SHOULD: Choose one output approach
Applies to: answer, context, search, find-similar, get-contents
Pick one strategy and stick with it throughout your workflow:
Approach 1: toon only - Compact YAML-like output for direct reading
- Use when: Reading output directly, no further processing needed
- Token savings: ~40% reduction vs JSON
- Example:
exa-ai search "query" --output-format toon
Approach 2: JSON + jq - Extract specific fields programmatically
- Use when: Need to extract specific fields or pipe to other commands
- Token savings: ~80-90% reduction (extracts only needed fields)
- Example:
exa-ai search "query" | jq -r '.results[].title'
Approach 3: Schemas + jq - Structured data extraction with validation
- Use when: Need consistent structured output across multiple queries
- Token savings: ~85% reduction + consistent schema
- Example:
exa-ai search "query" --summary-schema '{...}' | jq -r '.results[].summary | fromjson'
Why: Mixing approaches increases complexity and token usage. Choosing one approach optimizes for your use case.
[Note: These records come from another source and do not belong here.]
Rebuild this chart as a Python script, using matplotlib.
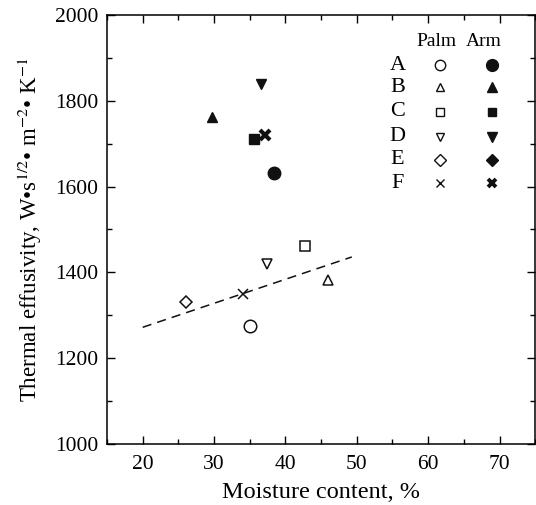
import matplotlib
matplotlib.use('Agg')
import matplotlib.pyplot as plt
from matplotlib.ticker import MultipleLocator

plt.rcParams['font.family'] = ['Liberation Serif', 'DejaVu Serif']
plt.rcParams['mathtext.fontset'] = 'stix'

# Data.
labels = ['A', 'B', 'C', 'D', 'E', 'F']
markers = ['o', '^', 's', 'v', 'D', 'x']
palm_x = [35.1, 45.9, 42.7, 37.4, 26.0, 34.0]
palm_y = [1275, 1382, 1462, 1419, 1331, 1350]
arm_x = [38.4, 29.7, 35.6, 36.6, None, 37.2]
arm_y = [1631, 1762, 1711, 1840, None, 1720]
palm_sizes = [9, 7, 6.5, 7, 6.5, 6.5]
arm_sizes = [9, 7.5, 7, 7.5, 6, 6.5]
fit_x = [20.0, 49.3]
fit_y = [1272, 1436]

fig = plt.figure(figsize=(5.36, 5.05), dpi=100)
ax = fig.add_axes([0.1996, 0.1208, 0.799, 0.8495])

for m, x, y, s in zip(markers, palm_x, palm_y, palm_sizes):
    ax.plot(x, y, m, ms=s, mfc='white', mec='#111111', mew=1.1, color='#111111')
for m, x, y, s in zip(markers, arm_x, arm_y, arm_sizes):
    if x is None:
        continue
    ax.plot(x, y, m, ms=s, mfc='#111111', mec='#111111', mew=3 if m == 'x' else 1, color='#111111')

ax.plot(fit_x, fit_y, color='#111111', ls=(0, (6, 4)), lw=1.1)

# Hand-made legend table in axes coordinates.
row_y = [0.883, 0.831, 0.774, 0.716, 0.662, 0.608]
legend_palm = [7.5, 5.5, 6, 5.5, 6, 5.5]
legend_arm = [8.5, 6.5, 6, 6.5, 6, 6]
ax.text(0.769, 0.938, 'Palm', transform=ax.transAxes, ha='center', va='center', fontsize=14)
ax.text(0.879, 0.938, 'Arm', transform=ax.transAxes, ha='center', va='center', fontsize=14)
for lab, m, ry, ps, asz in zip(labels, markers, row_y, legend_palm, legend_arm):
    ax.text(0.678, ry, lab, transform=ax.transAxes, ha='center', va='center', fontsize=16)
    ax.plot(0.7786, ry, m, transform=ax.transAxes, ms=ps, mfc='white',
            mec='#111111', mew=1.0, color='#111111', clip_on=False)
    ax.plot(0.898, ry, m, transform=ax.transAxes, ms=asz, mfc='#111111',
            mec='#111111', mew=2.8 if m == 'x' else 1, color='#111111', clip_on=False)

ax.set_xlim(15, 75)
ax.set_ylim(1000, 2000)
ax.xaxis.set_major_locator(MultipleLocator(10))
ax.xaxis.set_minor_locator(MultipleLocator(5))
ax.yaxis.set_major_locator(MultipleLocator(200))
ax.yaxis.set_minor_locator(MultipleLocator(100))
ax.set_xticks([20, 30, 40, 50, 60, 70])
ax.tick_params(which='both', direction='in', top=True, right=True, labelsize=15.5, width=1)
ax.tick_params(which='major', length=6)
ax.tick_params(which='minor', length=3.5)
ax.tick_params(axis='x', pad=8)
ax.tick_params(axis='y', pad=6)
for sp in ax.spines.values():
    sp.set_linewidth(1.1)

ax.set_xlabel('Moisture content, %', fontsize=17.5, labelpad=6)
ax.set_ylabel(r'Thermal effusivity, W•s$^{1/2}$• m$^{-2}$• K$^{-1}$', fontsize=16.5, labelpad=8)

fig.savefig('out.png', dpi=100)
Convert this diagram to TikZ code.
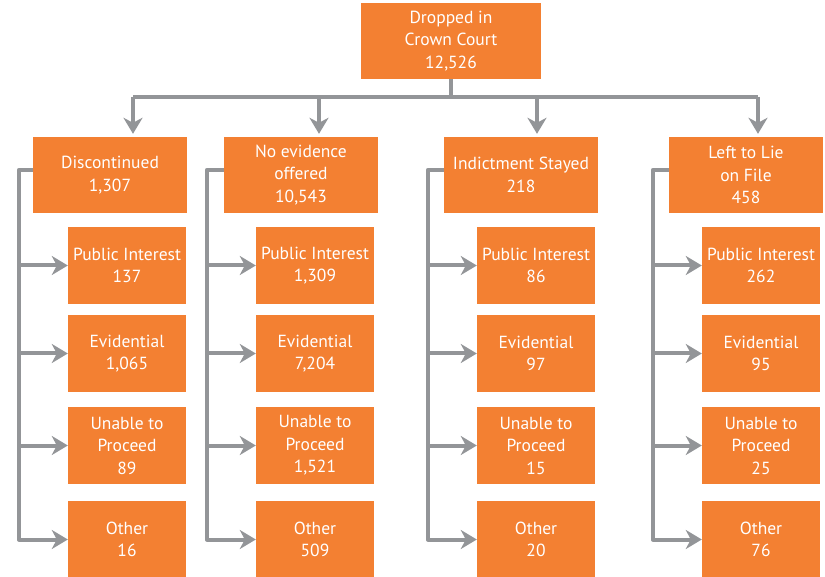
\documentclass[tikz,border=0pt]{standalone}
\usepackage{fontspec}
\setmainfont{PT Sans}
\usetikzlibrary{arrows.meta}
\definecolor{boxorange}{RGB}{243,128,50}
\definecolor{linegray}{RGB}{147,149,152}

\begin{document}
\begin{tikzpicture}[x=1pt,y=-1pt,
  box/.style={fill=boxorange,text=white,align=center,inner sep=0pt,font=\fontsize{17.5}{22.5}\selectfont},
  head/.style={box,minimum width=154pt,minimum height=76pt},
  leaf/.style={box,minimum width=118pt,minimum height=77pt},
  link/.style={draw=linegray,line width=4pt,line join=round},
  arrow/.style={link,-{Stealth[length=16pt,width=19pt,inset=5pt]}}]
\useasboundingbox (0,0) rectangle (825,577);

% Boîtes
\node[box,minimum width=180pt,minimum height=76pt] (top) at (451,41) {Dropped in\\Crown Court\\12,526};
\node[head] (d) at (110,175) {Discontinued\\1,307};
\node[head] (n) at (301,175) {No evidence\\offered\\10,543};
\node[head] (i) at (521,175) {Indictment Stayed\\218};
\node[head] (l) at (746,175) {Left to Lie\\on File\\458};

\node[leaf] (d1) at (127,265.5) {Public Interest\\137};
\node[leaf] (d2) at (127,353.5) {Evidential\\1,065};
\node[leaf] (d3) at (127,445.5) {Unable to\\Proceed\\89};
\node[leaf] (d4) at (127,539.5) {Other\\16};

\node[leaf] (n1) at (315,265.5) {Public Interest\\1,309};
\node[leaf] (n2) at (315,353.5) {Evidential\\7,204};
\node[leaf] (n3) at (315,445.5) {Unable to\\Proceed\\1,521};
\node[leaf] (n4) at (315,539.5) {Other\\509};

\node[leaf] (i1) at (536,265.5) {Public Interest\\86};
\node[leaf] (i2) at (536,353.5) {Evidential\\97};
\node[leaf] (i3) at (536,445.5) {Unable to\\Proceed\\15};
\node[leaf] (i4) at (536,539.5) {Other\\20};

\node[leaf] (l1) at (761,265.5) {Public Interest\\262};
\node[leaf] (l2) at (761,353.5) {Evidential\\95};
\node[leaf] (l3) at (761,445.5) {Unable to\\Proceed\\25};
\node[leaf] (l4) at (761,539.5) {Other\\76};

% Flèches du haut
\coordinate (k1) at (133,97);
\coordinate (k2) at (319,97);
\coordinate (k3) at (537,97);
\coordinate (k4) at (758,97);
\draw[link] (top.south) -- (top.south |- k1);
\draw[link] (k1) -- (k4);
\draw[arrow,shorten >=3pt] (k1) -- (k1 |- d.north);
\draw[arrow,shorten >=3pt] (k2) -- (k2 |- n.north);
\draw[arrow,shorten >=3pt] (k3) -- (k3 |- i.north);
\draw[arrow,shorten >=3pt] (k4) -- (k4 |- l.north);

% Flèches des colonnes
\foreach \c in {d,n,i,l}{
  \coordinate (\c s) at ([xshift=-49pt]\c1.west);
  \draw[arrow] ([yshift=5pt]\c.west) -- ([yshift=5pt]\c.west -| \c s) |- (\c4.west);
  \foreach \k in {1,2,3}
    \draw[arrow] (\c s |- \c\k.west) -- (\c\k.west);
}
\end{tikzpicture}
\end{document}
Shell Command Best Practices
MUST: Run commands directly, parse separately
Applies to: monitor, search (websets), research, and all skills using complex commands
When using the Bash tool with complex shell syntax, run commands directly and parse output in separate steps:
# ❌ WRONG - nested command substitution
webset_id=$(exa-ai webset-create --search '{"query":"..."}' | jq -r '.webset_id')
# ✅ CORRECT - run directly, then parse
exa-ai webset-create --search '{"query":"..."}'
# Then in a follow-up command:
webset_id=$(cat output.json | jq -r '.webset_id')Why: Complex nested $(...) command substitutions can fail unpredictably in shell environments. Running commands directly and parsing separately improves reliability and makes debugging easier.
MUST NOT: Use nested command substitutions
Applies to: All skills when using complex multi-step operations
Avoid nesting multiple levels of command substitution:
# ❌ WRONG - deeply nested
result=$(exa-ai search "$(cat query.txt | tr '\n' ' ')" --num-results $(cat config.json | jq -r '.count'))
# ✅ CORRECT - sequential steps
query=$(cat query.txt | tr '\n' ' ')
count=$(cat config.json | jq -r '.count')
exa-ai search "$query" --num-results $countWhy: Nested command substitutions are fragile and hard to debug when they fail. Sequential steps make each operation explicit and easier to troubleshoot.
SHOULD: Break complex commands into sequential steps
Applies to: All skills when working with multi-step workflows
For readability and reliability, break complex operations into clear sequential steps:
# ❌ Less maintainable - everything in one line
exa-ai webset-create --search '{"query":"startups","count":1}' | jq -r '.webset_id' | xargs -I {} exa-ai webset-search-create {} --query "AI" --behavior override
# ✅ More maintainable - clear steps
exa-ai webset-create --search '{"query":"startups","count":1}'
webset_id=$(jq -r '.webset_id' < output.json)
exa-ai webset-search-create $webset_id --query "AI" --behavior overrideWhy: Sequential steps are easier to understand, debug, and modify. Each step can be verified independently.